Kevin De Bruyne and Raheem Sterling's Ballon d'Or nominations sound warning to Man City's rivals
Friday’s Ballon d’Or nominations arguably marked new era in terms of Manchester City’s standing as a global force.
City fans have frequently bemoaned their players not receiving due credit for their individual exploits, but last season’s run to the Champions League final has played a big part in shifting that narrative.
Alongside their Porto conquerors Chelsea, City led the way with five representatives on the France Football list of 30 nominees for the men’s Ballon d’Or.
You could argue, in some cases, that the City contingent was slightly generously represented, although this also comes with the territory of a roll call that stretches the concept of shortlists to its absolute limit.
Ruben Dias transformed City’s defence and was an obvious pick as the outstanding European centre-back of 2020/21.
Phil Foden won’t win the Ballon d’Or this season but it maybe feels like a matter of time until he does, such is the scope of the England youngster’s vast gifts.
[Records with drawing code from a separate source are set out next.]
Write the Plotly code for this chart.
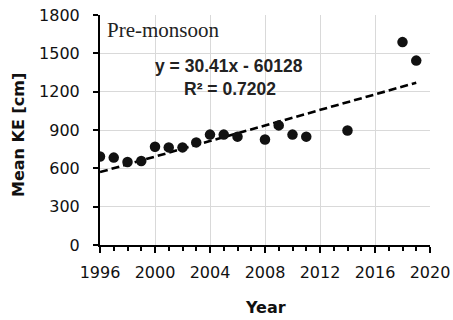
import plotly.graph_objects as go

years = [1996, 1997, 1998, 1999, 2000, 2001, 2002, 2003, 2004, 2005, 2006,
         2008, 2009, 2010, 2011, 2014, 2018, 2019]
mean_ke = [692, 684, 650, 658, 769, 764, 764, 803, 864, 864, 848,
           825, 936, 864, 848, 896, 1588, 1443]
slope = 30.41
intercept = -60128
trend_x = [1996, 2019]
trend_y = [slope * x + intercept for x in trend_x]

fig = go.Figure()
fig.add_trace(go.Scatter(x=trend_x, y=trend_y, mode="lines",
                         line=dict(color="black", width=2.6, dash="8px,4px"),
                         showlegend=False, hoverinfo="skip"))
fig.add_trace(go.Scatter(x=years, y=mean_ke, mode="markers",
                         marker=dict(color="#111111", size=10.5),
                         showlegend=False))

fig.add_annotation(x=105, y=30, xref="paper", yref="paper", text="Pre-monsoon",
                   showarrow=False, xanchor="left", yanchor="middle",
                   font=dict(family="Liberation Serif", size=21, color="#222"))
# annotations positioned in pixel terms converted to paper below
ann_eq = dict(text="<b>y = 30.41x - 60128</b>", cx=229, cy=66)
ann_r2 = dict(text="<b>R² = 0.7202</b>", cx=230, cy=89)

L, R, T, B = 100, 23, 15, 75
W, H = 453, 320
pw, ph = W - L - R, H - T - B

def px_to_paper(x, y):
    return (x - L) / pw, (H - B - y) / ph

fig.layout.annotations = []
x0, y0 = px_to_paper(105, 30)
fig.add_annotation(x=x0, y=y0, xref="paper", yref="paper", text="Pre-monsoon",
                   showarrow=False, xanchor="left", yanchor="middle",
                   font=dict(family="Liberation Serif", size=21, color="#222"))
for a in (ann_eq, ann_r2):
    ax, ay = px_to_paper(a["cx"], a["cy"])
    fig.add_annotation(x=ax, y=ay, xref="paper", yref="paper", text=a["text"],
                       showarrow=False, xanchor="center", yanchor="middle",
                       font=dict(family="Liberation Sans", size=17.5, color="#222"))
ax, ay = px_to_paper(18, 135)
fig.add_annotation(x=ax, y=ay, xref="paper", yref="paper", text="<b>Mean KE [cm]</b>",
                   showarrow=False, xanchor="center", yanchor="middle", textangle=-90,
                   font=dict(family="DejaVu Sans", size=16, color="#111"))
ax, ay = px_to_paper(265, 307)
fig.add_annotation(x=ax, y=ay, xref="paper", yref="paper", text="<b>Year</b>",
                   showarrow=False, xanchor="center", yanchor="middle",
                   font=dict(family="DejaVu Sans", size=16, color="#111"))

fig.update_layout(
    width=W, height=H,
    margin=dict(l=L, r=R, t=T, b=B, autoexpand=False),
    paper_bgcolor="white", plot_bgcolor="white",
    font=dict(family="DejaVu Sans", size=16, color="#111"),
    xaxis=dict(range=[1996, 2020], tickmode="array",
               tickvals=[1996, 2000, 2004, 2008, 2012, 2016, 2020],
               showgrid=True, gridcolor="#d9d9d9", gridwidth=1,
               showline=True, linecolor="black", linewidth=2,
               ticks="outside", ticklen=6, tickwidth=1.5, tickcolor="black",
               minor=dict(dtick=1, ticks="outside", ticklen=4, tickwidth=1.5, tickcolor="black", showgrid=False),
               zeroline=False, ticklabelstandoff=6,
               tickfont=dict(size=16)),
    yaxis=dict(range=[0, 1800], tickmode="array",
               tickvals=[0, 300, 600, 900, 1200, 1500, 1800],
               showgrid=True, gridcolor="#d9d9d9", gridwidth=1,
               showline=True, linecolor="black", linewidth=2,
               ticks="outside", ticklen=5, tickwidth=1.5, tickcolor="black",
               zeroline=False, ticklabelstandoff=10,
               tickfont=dict(size=16)),
)

fig.write_html("out.html")
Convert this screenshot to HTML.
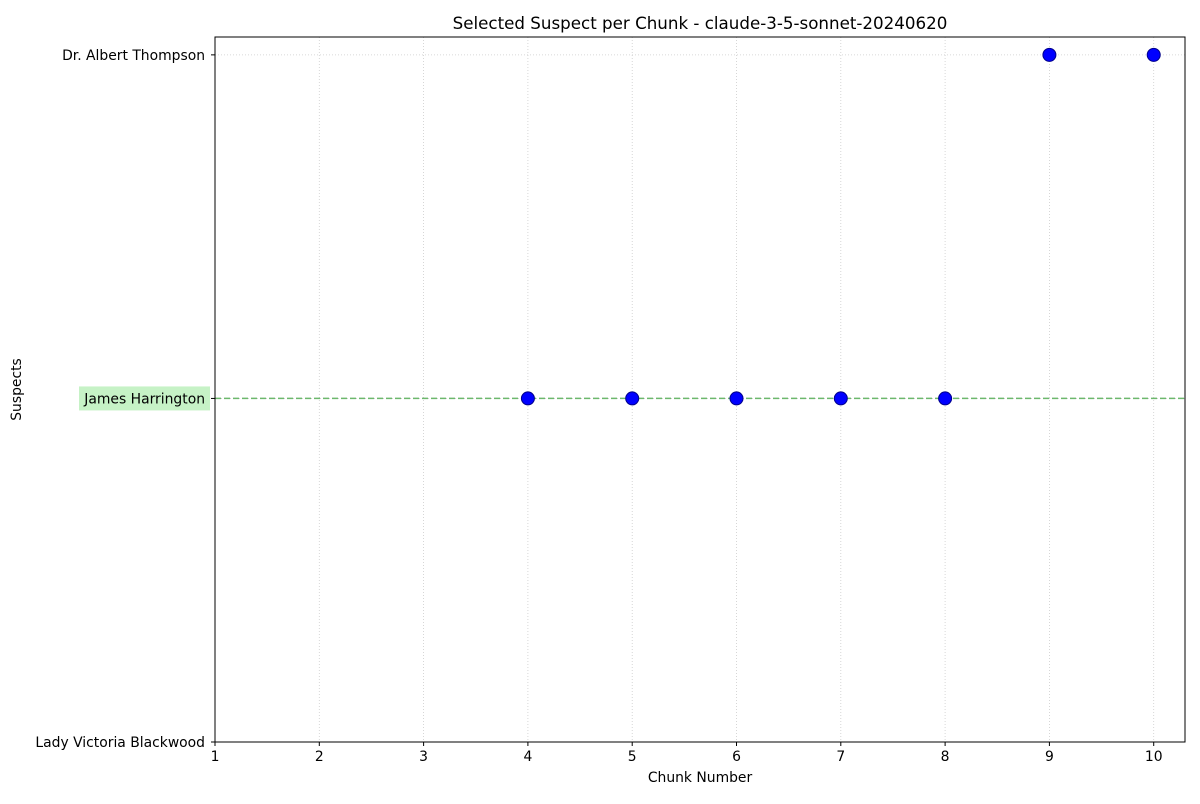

After a breakout season at home and abroad, France Football were compelled to acknowledge him.
Riyad Mahrez’s inclusion maybe raised some eyebrows but he became a clutch player for Pep Guardiola during last season’s run-in, scoring vital goals in the Champions League quarter and semi-finals.
The Algeria winger is also the inspiration behind an ongoing 30-match unbeaten run for his country. He enjoyed his best season at City, while Dias and Foden produced the standout 12 months of careers that have plenty of road left to run.
The same cannot be said for Kevin De Bruyne or Raheem Sterling.
Sterling’s recent struggles at club level have been well-documented. Since February, he has only scored twice in the Premier League - a paltry return that stands at odds with his talismanic displays for England at Euro 2020, which form a key pillar of his Ballon d'Or case.
De Bruyne was given the nod by his fellow professionals in England for a second consecutive year after he retained the PFA Players’ Player of the Year prize, but the hyper-critical Belgian would concede he was not at his vintage best throughout 2020/21. As in the opening weeks of this season, injuries played a part.
In 2019/20, De Bruyne scored 16 goals and provided 22 assists in all competitions. Those numbers fell to 10 and 18 respectively last time around, although his per-90 minute averages tracked at a similar level (0.5 assists, 0.4 and 0.3 goals respectively).
At this stage, we should consider the never-ending debate of what should constitute a Ballon d’Or season. It feels counter-intuitive that, in order to recognise the best individual in world football, they have to be part of a trophy-laden collective.
De Bruyne’s performances in 2019/20 felt more impressive than last season precisely because he did it in a City team unable to win the honours that would have put him in more solid Ballon d’Or contention.
Sterling’s drop-off is more pronounced. He scored 14 times in all competitions in 2020/21, following 31, 25 and 23 in the three prior campaigns. Dead-eyed finishing has never been identified as the forward’s strongest suit, but he outperformed his xG ( as per FBref ) in each of those seasons. Last season he could only match an xG of 14 over the course of 49 appearances.
It could be argued that De Bruyne and certainly Sterling have been shortlisted to a large extent on reputation. But this is great news in terms of where City stand among the game’s heavyweights. They have players so respected that their place among the elite is not solely dependent upon the fickle fluctuations of form.
Similarly, after making it three out of four Premier League titles last season and starting the current campaign in an impressive fashion, there is an obvious and foreboding question for City’s rivals: if De Bruyne and Sterling get back to their very best, just how is anyone going to stop Guardiola’s team?